En los veinte años que siguen a aquellos primeros trabajos en el kilómetro 8 de la comarcal Ponferrada-Ourense, la Asociación para la Recuperación de la Memoria Histórica calcula que ha intervenido en unos dos centenares de fosas comunes. En todo el Estado, según una investigación reciente de la doctora Lourdes Herrasti, se han abierto unas 743 y se han rescatado del olvido algo más de 9.000 cuerpos. Sin embargo, Silva cree que nunca se podrá conocer con exactitud la cantidad de personas que fueron asesinadas y sepultadas de manera indigna. Ya no hay tanto miedo como antes. “Se ha producido una normalización”, explica el activista. Sin embargo, faltan testigos. “En los años ochenta, el país estaba lleno. Sin embargo, cada día que pasa se va apagando una memoria”, sentencia. Recuerdos que hace más de veinte años permitieron, entre casualidades y coincidencias, que Priaranza del Bierzo se convirtiera en el kilómetro cero de la memoria democrática.

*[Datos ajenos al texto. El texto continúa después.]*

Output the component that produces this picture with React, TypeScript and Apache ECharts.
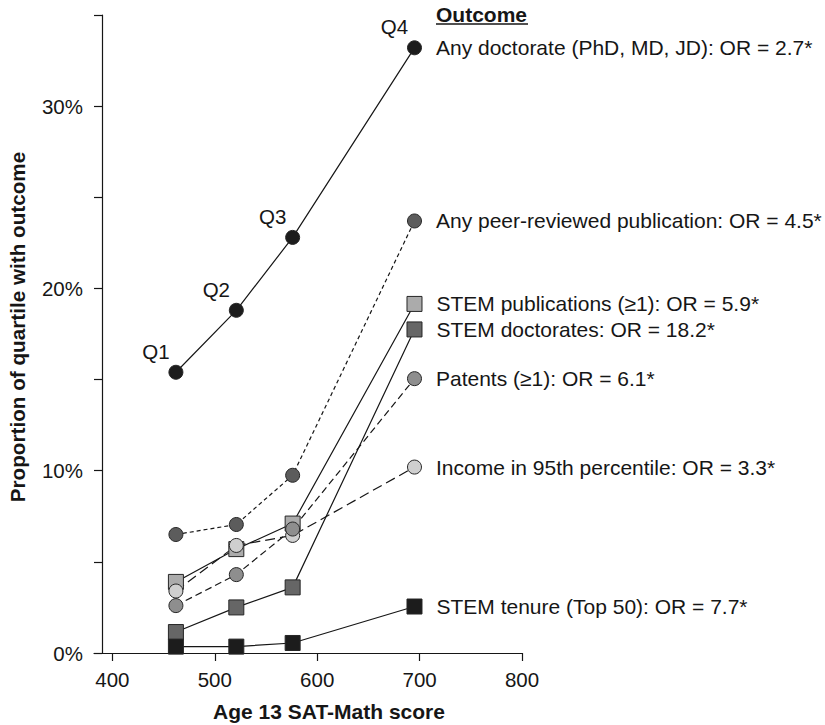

Todo comenzó con la escritura de una novela histórica. Corría el año 2000, el del cambio de siglo, el de la mayoría absoluta de José María Aznar y el del mal de las vacas locas. Emilio Silva Barrera, un joven de Elizondo (Navarra) que por aquel entonces todavía no había alcanzado la cuarentena, llevaba unos meses dedicándose en cuerpo y alma a recorrer el Bierzo. Quería que la historia en la que estaba trabajando desde que dejó su antiguo empleo estuviera ambientada en esa zona a caballo entre León y Galicia. “Era sobre dos españoles que volvían del exilio para volar el Valle de los Caídos”, recuerda veinte años después. La casualidad quiso que, recopilando testimonios, diera con un vecino que le puso tras la pista de su abuelo, asesinado en octubre de 1936 y natural de la zona. La investigación y su vida dieron un vuelco. El rescate de esos restos de la cuneta a la que habían sido arrojados pasó a ser su máxima prioridad. Entonces era, simplemente, el punto kilométrico 8 de la carretera comarcal Ponferrada-Ourense. Ahora, dos décadas más tarde, aquel lugar es el kilómetro cero de la batalla de miles de familias por una verdad, una justicia y una reparación tantas veces negada.